◆ WHAT TO DO: Retype only what runs from the first line of the listing to the line holding "(641,46) -- (641,166);", both included. Do not retype the pictures.
━━━━━━━━━━━━━━━━
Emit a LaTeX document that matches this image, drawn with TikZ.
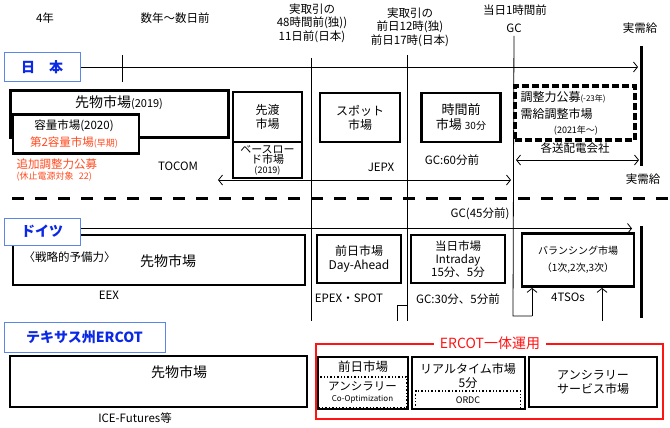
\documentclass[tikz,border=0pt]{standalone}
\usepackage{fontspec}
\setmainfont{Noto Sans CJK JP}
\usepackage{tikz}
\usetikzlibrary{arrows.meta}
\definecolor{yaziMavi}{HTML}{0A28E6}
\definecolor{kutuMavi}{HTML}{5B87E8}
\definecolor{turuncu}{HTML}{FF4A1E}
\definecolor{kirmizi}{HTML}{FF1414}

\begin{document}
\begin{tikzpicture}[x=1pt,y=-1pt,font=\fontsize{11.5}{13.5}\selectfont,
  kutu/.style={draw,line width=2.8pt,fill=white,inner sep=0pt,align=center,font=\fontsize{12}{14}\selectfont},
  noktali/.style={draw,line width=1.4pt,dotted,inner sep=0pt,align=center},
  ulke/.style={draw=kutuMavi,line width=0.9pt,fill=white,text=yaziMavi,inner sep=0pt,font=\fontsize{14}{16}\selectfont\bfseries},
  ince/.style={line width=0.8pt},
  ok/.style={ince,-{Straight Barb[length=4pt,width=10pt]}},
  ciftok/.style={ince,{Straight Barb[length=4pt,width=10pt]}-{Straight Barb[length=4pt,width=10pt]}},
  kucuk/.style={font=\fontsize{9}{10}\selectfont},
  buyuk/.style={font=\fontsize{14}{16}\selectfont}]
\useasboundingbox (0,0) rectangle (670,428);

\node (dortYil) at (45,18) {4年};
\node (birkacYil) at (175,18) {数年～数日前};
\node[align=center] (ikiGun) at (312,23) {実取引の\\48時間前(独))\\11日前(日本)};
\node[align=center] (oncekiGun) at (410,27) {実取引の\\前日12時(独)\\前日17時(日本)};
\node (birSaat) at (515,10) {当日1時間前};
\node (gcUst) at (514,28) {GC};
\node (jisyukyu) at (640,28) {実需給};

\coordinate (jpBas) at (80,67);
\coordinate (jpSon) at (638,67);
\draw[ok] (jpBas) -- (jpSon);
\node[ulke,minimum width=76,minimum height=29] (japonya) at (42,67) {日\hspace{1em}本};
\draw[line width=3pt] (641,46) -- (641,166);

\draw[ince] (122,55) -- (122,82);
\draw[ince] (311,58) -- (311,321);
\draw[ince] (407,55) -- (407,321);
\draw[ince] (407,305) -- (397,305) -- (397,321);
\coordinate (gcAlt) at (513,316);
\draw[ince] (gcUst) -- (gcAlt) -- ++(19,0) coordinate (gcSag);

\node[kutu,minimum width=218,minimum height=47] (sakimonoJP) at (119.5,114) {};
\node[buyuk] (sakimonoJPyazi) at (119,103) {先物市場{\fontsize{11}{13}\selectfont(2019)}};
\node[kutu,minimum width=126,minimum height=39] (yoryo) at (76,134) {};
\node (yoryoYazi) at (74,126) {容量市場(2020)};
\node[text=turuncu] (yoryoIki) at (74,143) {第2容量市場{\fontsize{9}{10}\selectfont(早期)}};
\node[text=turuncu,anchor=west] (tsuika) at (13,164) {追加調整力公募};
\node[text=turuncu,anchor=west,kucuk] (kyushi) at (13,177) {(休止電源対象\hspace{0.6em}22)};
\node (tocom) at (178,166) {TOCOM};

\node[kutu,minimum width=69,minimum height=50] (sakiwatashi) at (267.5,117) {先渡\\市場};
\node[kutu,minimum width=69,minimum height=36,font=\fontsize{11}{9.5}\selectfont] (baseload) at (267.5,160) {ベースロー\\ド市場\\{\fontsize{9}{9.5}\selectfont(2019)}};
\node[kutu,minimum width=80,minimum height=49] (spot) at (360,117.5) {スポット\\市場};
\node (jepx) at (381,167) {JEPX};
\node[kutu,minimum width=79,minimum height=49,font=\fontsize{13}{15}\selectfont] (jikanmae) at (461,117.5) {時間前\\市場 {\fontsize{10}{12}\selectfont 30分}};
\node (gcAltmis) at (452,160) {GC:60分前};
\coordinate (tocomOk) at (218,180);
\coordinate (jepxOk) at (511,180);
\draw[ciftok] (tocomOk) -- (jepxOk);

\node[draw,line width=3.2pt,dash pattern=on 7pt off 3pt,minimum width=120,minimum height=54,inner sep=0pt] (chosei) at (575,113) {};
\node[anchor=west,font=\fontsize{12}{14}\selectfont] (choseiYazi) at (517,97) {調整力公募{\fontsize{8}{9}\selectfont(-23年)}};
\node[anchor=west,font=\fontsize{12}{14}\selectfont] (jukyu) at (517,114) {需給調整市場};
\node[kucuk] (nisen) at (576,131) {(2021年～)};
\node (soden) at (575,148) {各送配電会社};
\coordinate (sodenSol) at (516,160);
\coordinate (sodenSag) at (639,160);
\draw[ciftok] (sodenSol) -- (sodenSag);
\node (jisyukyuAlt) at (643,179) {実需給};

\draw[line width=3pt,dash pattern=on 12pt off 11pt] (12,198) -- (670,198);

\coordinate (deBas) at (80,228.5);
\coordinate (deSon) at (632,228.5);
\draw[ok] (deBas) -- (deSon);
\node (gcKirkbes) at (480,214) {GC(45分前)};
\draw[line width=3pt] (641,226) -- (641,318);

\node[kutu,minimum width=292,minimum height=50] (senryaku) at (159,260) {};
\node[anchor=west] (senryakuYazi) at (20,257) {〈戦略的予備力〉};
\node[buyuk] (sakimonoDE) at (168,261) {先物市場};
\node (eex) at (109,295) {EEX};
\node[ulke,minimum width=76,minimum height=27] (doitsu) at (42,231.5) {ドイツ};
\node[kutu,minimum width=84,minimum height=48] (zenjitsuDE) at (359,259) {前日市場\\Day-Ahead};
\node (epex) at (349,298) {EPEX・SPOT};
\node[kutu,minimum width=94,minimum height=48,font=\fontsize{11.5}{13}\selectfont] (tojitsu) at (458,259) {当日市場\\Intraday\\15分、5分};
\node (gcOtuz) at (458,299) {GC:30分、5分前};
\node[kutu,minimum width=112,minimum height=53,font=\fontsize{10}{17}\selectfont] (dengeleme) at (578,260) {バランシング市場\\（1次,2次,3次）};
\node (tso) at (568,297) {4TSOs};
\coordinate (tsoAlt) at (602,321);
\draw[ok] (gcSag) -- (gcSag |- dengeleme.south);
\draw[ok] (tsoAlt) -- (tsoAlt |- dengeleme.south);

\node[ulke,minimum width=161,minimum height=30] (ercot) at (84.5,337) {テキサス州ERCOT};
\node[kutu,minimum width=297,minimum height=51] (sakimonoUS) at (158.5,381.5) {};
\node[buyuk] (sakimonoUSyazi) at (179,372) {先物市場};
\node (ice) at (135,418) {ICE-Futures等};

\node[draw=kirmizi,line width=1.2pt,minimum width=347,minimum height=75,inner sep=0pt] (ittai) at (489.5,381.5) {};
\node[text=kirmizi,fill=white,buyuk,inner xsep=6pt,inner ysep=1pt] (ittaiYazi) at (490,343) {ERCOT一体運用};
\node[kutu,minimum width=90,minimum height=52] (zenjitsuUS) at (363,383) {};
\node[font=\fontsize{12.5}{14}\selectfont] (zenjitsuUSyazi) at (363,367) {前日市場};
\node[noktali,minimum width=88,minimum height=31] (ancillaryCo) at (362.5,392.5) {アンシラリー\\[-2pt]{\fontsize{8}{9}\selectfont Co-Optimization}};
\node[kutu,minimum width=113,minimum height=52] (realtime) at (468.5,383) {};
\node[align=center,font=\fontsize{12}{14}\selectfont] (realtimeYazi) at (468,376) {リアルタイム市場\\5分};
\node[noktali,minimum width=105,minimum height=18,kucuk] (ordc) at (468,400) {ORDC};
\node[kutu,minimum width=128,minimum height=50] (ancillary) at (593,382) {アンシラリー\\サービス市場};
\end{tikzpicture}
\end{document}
━━━━━━━━━━━━━━━━
◆ OUTPUT OF THE EXERCISE:
Emit a LaTeX document that matches this image, drawn with TikZ.
\documentclass[tikz,border=0pt]{standalone}
\usepackage{fontspec}
\setmainfont{Noto Sans CJK JP}
\usepackage{tikz}
\usetikzlibrary{arrows.meta}
\definecolor{yaziMavi}{HTML}{0A28E6}
\definecolor{kutuMavi}{HTML}{5B87E8}
\definecolor{turuncu}{HTML}{FF4A1E}
\definecolor{kirmizi}{HTML}{FF1414}

\begin{document}
\begin{tikzpicture}[x=1pt,y=-1pt,font=\fontsize{11.5}{13.5}\selectfont,
  kutu/.style={draw,line width=2.8pt,fill=white,inner sep=0pt,align=center,font=\fontsize{12}{14}\selectfont},
  noktali/.style={draw,line width=1.4pt,dotted,inner sep=0pt,align=center},
  ulke/.style={draw=kutuMavi,line width=0.9pt,fill=white,text=yaziMavi,inner sep=0pt,font=\fontsize{14}{16}\selectfont\bfseries},
  ince/.style={line width=0.8pt},
  ok/.style={ince,-{Straight Barb[length=4pt,width=10pt]}},
  ciftok/.style={ince,{Straight Barb[length=4pt,width=10pt]}-{Straight Barb[length=4pt,width=10pt]}},
  kucuk/.style={font=\fontsize{9}{10}\selectfont},
  buyuk/.style={font=\fontsize{14}{16}\selectfont}]
\useasboundingbox (0,0) rectangle (670,428);

\node (dortYil) at (45,18) {4年};
\node (birkacYil) at (175,18) {数年～数日前};
\node[align=center] (ikiGun) at (312,23) {実取引の\\48時間前(独))\\11日前(日本)};
\node[align=center] (oncekiGun) at (410,27) {実取引の\\前日12時(独)\\前日17時(日本)};
\node (birSaat) at (515,10) {当日1時間前};
\node (gcUst) at (514,28) {GC};
\node (jisyukyu) at (640,28) {実需給};

\coordinate (jpBas) at (80,67);
\coordinate (jpSon) at (638,67);
\draw[ok] (jpBas) -- (jpSon);
\node[ulke,minimum width=76,minimum height=29] (japonya) at (42,67) {日\hspace{1em}本};
\draw[line width=3pt] (641,46) -- (641,166);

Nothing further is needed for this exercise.